## Start Dataset excerpts

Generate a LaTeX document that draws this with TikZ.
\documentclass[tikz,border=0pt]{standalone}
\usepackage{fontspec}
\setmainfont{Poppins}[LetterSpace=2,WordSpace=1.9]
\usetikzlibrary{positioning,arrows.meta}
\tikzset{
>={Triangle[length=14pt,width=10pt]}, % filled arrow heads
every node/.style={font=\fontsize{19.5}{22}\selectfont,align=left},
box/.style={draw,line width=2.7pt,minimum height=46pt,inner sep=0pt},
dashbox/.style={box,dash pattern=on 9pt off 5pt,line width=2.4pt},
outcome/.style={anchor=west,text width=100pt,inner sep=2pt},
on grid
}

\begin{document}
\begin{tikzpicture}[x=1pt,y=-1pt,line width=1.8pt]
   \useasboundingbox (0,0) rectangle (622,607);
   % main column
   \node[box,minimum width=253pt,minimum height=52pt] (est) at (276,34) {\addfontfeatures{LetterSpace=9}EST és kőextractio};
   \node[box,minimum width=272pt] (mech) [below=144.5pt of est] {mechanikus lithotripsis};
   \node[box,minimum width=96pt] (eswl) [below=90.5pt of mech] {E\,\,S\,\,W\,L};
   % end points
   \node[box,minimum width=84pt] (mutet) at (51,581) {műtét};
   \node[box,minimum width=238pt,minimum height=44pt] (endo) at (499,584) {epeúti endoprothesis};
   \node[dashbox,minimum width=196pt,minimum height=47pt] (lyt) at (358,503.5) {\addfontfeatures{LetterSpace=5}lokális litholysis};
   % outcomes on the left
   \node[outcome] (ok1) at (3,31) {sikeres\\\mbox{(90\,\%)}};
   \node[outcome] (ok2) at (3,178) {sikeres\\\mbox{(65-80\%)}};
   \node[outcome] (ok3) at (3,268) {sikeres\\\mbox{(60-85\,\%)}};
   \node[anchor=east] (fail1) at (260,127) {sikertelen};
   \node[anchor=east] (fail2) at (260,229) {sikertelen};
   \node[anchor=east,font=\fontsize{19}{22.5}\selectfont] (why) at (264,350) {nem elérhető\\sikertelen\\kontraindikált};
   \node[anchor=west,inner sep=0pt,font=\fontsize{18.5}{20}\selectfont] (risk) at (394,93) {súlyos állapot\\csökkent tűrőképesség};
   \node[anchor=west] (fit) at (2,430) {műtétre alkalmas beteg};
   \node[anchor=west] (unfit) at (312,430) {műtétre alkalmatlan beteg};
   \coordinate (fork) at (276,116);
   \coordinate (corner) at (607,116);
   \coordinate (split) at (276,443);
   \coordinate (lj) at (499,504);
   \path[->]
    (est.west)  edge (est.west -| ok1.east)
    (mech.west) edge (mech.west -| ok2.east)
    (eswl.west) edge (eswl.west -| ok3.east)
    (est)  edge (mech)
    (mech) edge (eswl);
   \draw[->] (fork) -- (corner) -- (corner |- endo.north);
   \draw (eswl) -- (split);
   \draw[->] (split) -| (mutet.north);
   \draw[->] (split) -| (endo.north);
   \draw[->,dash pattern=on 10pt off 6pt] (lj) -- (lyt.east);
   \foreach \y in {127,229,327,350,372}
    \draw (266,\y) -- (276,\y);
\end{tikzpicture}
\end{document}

## End Dataset excerpts
## Start Dataset excerpts

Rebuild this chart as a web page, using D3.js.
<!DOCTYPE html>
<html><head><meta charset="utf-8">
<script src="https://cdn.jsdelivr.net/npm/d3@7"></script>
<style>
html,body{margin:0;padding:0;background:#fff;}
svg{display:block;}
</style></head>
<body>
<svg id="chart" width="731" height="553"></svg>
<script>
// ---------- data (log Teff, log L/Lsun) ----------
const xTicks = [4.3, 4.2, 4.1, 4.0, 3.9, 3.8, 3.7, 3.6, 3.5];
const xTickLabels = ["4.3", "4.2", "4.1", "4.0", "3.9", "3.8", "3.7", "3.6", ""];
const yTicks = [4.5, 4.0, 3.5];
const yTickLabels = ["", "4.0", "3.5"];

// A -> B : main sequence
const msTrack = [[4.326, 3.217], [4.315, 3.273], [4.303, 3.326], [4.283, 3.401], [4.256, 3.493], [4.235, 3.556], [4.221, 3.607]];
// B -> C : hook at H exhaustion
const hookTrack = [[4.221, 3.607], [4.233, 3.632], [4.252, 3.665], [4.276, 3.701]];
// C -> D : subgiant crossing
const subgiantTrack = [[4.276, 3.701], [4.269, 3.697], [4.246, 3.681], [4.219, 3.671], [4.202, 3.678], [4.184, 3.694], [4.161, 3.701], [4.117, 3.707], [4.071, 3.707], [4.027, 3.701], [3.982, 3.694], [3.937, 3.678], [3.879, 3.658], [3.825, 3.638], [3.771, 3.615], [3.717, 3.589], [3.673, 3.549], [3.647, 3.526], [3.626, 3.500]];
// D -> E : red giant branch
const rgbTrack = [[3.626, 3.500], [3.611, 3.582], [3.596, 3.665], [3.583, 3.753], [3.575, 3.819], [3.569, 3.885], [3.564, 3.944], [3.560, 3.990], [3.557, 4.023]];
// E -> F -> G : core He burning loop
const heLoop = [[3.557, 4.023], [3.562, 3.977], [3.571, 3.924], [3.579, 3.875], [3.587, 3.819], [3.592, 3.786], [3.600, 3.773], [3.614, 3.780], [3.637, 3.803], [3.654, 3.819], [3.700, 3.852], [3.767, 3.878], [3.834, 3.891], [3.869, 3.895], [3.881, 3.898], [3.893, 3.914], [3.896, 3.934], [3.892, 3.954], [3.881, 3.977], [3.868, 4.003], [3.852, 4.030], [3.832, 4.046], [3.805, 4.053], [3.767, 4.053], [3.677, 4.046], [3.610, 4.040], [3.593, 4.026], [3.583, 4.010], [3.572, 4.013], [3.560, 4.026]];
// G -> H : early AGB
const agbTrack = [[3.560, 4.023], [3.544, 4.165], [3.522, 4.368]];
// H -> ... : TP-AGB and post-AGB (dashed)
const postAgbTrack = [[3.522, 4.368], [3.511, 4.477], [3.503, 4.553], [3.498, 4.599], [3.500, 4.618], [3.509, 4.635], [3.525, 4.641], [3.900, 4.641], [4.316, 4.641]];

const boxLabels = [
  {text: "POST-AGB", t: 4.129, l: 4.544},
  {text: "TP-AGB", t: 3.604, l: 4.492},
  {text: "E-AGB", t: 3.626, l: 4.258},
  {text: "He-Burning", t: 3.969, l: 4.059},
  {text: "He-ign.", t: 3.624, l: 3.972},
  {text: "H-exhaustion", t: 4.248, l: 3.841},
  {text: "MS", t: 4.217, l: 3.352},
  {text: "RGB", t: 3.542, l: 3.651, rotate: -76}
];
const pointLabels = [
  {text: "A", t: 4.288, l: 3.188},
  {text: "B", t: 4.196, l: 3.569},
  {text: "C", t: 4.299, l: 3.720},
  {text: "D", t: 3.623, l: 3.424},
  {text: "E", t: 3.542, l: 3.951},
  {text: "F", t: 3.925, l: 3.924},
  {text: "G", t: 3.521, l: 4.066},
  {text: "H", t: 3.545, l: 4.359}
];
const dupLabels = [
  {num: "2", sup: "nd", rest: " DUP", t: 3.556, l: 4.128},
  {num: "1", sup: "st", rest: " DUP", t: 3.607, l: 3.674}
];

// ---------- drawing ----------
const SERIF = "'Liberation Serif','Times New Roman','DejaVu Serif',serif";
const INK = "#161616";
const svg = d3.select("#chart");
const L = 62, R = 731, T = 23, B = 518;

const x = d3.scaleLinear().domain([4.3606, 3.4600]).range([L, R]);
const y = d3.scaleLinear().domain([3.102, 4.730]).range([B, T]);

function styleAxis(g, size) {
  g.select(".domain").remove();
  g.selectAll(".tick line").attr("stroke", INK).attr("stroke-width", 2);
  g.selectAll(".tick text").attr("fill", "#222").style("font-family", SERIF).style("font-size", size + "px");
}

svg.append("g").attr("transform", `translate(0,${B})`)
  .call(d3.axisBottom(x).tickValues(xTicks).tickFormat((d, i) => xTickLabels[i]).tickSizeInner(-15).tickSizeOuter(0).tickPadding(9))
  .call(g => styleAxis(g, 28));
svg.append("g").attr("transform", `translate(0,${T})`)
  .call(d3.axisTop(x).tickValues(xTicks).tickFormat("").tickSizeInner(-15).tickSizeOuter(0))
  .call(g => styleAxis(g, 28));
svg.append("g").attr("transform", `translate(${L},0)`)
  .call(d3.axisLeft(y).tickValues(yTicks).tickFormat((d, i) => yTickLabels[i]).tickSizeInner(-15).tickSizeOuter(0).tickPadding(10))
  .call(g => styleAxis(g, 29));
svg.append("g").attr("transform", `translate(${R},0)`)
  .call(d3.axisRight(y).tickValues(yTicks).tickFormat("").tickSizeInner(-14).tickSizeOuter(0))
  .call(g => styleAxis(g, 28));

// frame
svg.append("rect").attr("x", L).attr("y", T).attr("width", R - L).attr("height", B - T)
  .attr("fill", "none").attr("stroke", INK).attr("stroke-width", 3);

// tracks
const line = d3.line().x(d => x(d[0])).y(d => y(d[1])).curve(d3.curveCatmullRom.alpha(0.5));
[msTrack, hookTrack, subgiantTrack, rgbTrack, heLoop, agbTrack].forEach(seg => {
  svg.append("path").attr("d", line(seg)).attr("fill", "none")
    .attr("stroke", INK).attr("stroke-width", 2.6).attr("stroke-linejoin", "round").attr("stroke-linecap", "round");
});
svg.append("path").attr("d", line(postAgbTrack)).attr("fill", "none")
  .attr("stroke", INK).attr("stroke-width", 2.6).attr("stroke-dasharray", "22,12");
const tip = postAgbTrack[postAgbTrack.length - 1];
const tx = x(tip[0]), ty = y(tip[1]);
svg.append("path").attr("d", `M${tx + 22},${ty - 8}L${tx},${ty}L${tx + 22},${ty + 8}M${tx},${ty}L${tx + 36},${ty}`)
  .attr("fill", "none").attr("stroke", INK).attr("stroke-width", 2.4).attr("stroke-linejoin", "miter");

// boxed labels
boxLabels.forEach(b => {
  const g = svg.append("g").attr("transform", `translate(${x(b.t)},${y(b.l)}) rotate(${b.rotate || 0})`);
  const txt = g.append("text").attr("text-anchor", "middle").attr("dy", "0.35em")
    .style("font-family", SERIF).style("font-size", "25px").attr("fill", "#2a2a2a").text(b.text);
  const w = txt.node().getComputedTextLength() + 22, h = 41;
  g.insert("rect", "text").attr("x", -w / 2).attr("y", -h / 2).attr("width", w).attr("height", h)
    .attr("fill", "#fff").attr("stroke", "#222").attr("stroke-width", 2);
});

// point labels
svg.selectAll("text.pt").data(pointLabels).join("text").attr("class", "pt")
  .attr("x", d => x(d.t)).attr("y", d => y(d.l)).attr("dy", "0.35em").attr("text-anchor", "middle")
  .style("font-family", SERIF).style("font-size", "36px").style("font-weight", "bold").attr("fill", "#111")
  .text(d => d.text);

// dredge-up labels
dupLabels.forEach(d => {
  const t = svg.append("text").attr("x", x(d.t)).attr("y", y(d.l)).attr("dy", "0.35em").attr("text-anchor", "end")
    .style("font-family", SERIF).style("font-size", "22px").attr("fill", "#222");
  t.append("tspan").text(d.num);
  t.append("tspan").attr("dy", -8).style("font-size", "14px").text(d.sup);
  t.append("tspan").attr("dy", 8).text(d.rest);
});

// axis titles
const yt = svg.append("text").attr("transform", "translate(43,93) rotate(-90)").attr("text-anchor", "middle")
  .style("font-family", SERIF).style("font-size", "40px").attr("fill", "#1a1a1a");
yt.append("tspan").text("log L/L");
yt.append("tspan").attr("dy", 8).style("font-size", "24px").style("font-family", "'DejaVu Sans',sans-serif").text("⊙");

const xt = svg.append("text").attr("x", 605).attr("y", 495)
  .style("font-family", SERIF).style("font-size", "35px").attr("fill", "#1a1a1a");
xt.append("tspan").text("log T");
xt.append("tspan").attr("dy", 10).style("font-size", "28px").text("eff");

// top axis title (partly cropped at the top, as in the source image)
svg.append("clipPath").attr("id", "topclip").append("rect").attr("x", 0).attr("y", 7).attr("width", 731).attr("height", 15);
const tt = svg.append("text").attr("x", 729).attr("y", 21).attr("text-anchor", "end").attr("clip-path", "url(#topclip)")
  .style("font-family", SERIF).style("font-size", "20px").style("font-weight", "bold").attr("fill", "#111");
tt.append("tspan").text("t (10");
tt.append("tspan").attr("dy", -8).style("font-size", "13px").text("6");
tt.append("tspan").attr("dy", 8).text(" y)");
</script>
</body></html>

## End Dataset excerpts

- _Task instructions_
Search the entries for the string "chart" and collect each line that has it.

- _In response_
Rebuild this chart as a web page, using D3.js.
<svg id="chart" width="731" height="553"></svg>
const svg = d3.select("#chart");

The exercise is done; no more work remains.